[START Supplied entries]
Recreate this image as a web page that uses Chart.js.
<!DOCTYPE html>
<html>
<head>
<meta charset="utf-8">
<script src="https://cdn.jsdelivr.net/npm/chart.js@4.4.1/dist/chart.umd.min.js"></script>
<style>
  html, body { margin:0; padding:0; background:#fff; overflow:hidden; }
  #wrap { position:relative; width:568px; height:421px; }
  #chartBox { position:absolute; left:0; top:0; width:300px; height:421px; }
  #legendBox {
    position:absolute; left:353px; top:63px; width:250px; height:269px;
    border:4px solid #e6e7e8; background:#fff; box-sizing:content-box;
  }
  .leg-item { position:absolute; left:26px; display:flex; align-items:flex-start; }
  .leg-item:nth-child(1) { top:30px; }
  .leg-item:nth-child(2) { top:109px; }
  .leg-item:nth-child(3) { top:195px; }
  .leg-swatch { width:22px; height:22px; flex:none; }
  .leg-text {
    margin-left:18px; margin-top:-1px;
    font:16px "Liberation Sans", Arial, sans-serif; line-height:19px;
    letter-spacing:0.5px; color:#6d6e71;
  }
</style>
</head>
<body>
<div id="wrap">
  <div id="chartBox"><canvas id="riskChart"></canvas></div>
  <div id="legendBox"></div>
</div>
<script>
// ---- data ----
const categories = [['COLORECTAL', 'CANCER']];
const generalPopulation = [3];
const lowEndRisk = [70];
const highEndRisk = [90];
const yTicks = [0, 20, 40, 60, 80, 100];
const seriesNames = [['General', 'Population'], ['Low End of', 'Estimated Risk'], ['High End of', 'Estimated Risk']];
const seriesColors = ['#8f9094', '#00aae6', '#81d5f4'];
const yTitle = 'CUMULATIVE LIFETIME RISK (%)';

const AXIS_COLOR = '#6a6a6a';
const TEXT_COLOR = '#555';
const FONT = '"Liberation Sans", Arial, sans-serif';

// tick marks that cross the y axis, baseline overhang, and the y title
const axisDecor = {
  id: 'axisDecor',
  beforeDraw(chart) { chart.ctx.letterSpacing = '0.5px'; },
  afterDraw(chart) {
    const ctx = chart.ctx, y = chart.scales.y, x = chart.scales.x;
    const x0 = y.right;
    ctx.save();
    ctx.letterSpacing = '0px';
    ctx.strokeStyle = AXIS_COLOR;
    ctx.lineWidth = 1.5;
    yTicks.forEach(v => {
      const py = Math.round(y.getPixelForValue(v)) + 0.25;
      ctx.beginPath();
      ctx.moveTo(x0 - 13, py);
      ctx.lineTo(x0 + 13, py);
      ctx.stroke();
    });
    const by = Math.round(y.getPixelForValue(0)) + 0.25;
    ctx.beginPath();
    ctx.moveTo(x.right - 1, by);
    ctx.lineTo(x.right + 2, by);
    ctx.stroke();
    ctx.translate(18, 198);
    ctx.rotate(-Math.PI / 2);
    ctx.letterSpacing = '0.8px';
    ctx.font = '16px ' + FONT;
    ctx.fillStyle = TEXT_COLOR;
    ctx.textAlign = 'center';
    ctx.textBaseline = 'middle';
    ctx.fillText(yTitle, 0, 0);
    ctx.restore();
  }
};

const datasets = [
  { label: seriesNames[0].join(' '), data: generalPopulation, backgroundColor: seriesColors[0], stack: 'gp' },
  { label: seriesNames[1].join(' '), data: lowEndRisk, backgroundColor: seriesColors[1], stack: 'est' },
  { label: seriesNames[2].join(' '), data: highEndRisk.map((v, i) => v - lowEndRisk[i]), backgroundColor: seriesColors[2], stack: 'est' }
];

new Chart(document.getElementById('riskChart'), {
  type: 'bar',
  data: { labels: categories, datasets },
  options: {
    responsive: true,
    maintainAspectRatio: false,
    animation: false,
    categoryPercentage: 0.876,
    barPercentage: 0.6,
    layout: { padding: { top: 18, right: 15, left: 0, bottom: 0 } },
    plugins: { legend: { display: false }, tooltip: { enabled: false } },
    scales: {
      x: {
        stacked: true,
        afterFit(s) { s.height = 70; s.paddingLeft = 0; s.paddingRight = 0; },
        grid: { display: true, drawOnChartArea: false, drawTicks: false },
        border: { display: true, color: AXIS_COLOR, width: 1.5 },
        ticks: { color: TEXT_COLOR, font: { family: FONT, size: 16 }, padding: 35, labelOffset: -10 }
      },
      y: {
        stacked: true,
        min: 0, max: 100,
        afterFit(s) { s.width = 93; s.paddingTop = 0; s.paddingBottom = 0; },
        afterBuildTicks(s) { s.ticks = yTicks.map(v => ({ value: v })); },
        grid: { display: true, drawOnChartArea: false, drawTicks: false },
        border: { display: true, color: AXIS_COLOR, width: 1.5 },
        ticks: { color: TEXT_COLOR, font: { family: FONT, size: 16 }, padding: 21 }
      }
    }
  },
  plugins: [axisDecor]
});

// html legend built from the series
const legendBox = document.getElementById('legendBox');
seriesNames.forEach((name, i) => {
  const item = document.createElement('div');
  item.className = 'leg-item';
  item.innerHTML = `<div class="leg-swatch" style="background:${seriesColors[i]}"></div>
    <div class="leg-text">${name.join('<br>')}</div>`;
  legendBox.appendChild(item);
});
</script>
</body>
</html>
[END Supplied entries]
[START Supplied entries]
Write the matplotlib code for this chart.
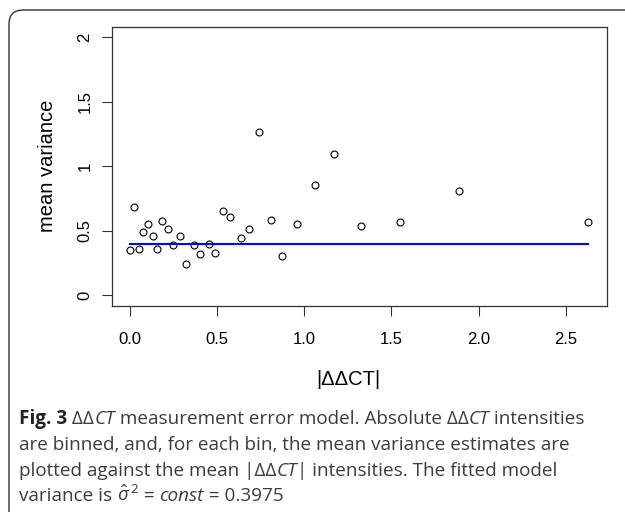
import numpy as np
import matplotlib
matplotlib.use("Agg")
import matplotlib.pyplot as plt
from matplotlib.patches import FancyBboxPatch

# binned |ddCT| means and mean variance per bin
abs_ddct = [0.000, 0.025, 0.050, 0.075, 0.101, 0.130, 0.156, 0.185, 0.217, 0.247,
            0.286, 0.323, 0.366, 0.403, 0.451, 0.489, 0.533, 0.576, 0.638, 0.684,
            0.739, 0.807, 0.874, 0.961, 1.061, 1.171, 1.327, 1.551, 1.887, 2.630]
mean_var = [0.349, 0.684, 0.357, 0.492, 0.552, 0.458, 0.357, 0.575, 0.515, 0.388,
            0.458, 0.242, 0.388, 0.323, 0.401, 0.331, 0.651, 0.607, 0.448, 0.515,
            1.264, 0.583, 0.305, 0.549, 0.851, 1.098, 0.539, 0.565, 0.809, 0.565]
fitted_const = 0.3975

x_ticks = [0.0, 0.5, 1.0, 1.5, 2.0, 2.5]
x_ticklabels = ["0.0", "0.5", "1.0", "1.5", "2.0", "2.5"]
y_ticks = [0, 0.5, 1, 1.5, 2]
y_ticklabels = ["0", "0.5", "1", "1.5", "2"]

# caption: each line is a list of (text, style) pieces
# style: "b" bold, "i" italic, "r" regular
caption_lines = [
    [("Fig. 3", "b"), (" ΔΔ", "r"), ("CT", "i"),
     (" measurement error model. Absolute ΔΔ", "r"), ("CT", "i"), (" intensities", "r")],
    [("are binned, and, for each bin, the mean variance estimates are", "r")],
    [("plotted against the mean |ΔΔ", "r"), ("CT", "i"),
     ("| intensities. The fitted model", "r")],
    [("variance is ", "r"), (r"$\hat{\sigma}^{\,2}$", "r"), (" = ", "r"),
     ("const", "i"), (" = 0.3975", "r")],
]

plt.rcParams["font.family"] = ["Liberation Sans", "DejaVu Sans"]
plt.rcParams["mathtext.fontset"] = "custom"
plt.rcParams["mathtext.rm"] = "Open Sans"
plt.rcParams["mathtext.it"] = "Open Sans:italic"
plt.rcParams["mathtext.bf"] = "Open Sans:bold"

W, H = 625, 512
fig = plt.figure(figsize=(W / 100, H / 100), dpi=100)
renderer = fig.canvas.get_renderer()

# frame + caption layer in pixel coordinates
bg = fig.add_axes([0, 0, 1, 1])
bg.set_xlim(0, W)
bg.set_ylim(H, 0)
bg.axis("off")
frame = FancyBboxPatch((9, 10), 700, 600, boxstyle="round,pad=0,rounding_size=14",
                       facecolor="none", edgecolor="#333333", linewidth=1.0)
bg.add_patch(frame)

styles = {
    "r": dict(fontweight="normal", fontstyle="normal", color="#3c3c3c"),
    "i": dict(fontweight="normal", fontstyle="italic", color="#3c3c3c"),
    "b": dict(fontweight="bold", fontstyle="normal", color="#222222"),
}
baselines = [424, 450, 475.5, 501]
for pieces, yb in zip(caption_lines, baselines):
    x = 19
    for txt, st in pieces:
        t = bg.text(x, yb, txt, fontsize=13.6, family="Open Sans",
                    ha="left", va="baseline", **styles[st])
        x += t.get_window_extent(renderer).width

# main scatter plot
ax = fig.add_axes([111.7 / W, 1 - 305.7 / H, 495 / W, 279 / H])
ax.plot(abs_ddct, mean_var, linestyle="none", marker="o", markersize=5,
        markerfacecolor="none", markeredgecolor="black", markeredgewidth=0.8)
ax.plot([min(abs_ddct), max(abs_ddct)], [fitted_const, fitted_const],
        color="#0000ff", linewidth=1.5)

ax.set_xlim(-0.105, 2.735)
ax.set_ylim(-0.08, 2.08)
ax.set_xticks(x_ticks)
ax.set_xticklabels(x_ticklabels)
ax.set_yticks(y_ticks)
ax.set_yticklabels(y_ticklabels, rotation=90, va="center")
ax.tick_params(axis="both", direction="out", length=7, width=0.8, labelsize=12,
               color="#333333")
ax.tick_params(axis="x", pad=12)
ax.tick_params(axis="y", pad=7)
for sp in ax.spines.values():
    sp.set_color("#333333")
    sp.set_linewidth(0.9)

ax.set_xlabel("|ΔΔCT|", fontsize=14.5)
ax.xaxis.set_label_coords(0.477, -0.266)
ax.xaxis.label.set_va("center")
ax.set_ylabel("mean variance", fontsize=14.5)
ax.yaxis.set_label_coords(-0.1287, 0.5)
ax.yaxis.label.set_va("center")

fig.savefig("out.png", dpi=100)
[END Supplied entries]
:: What is asked ::
Of the lines in the material, how many include "this"? Respond with the number alone.

:: The solution ::
2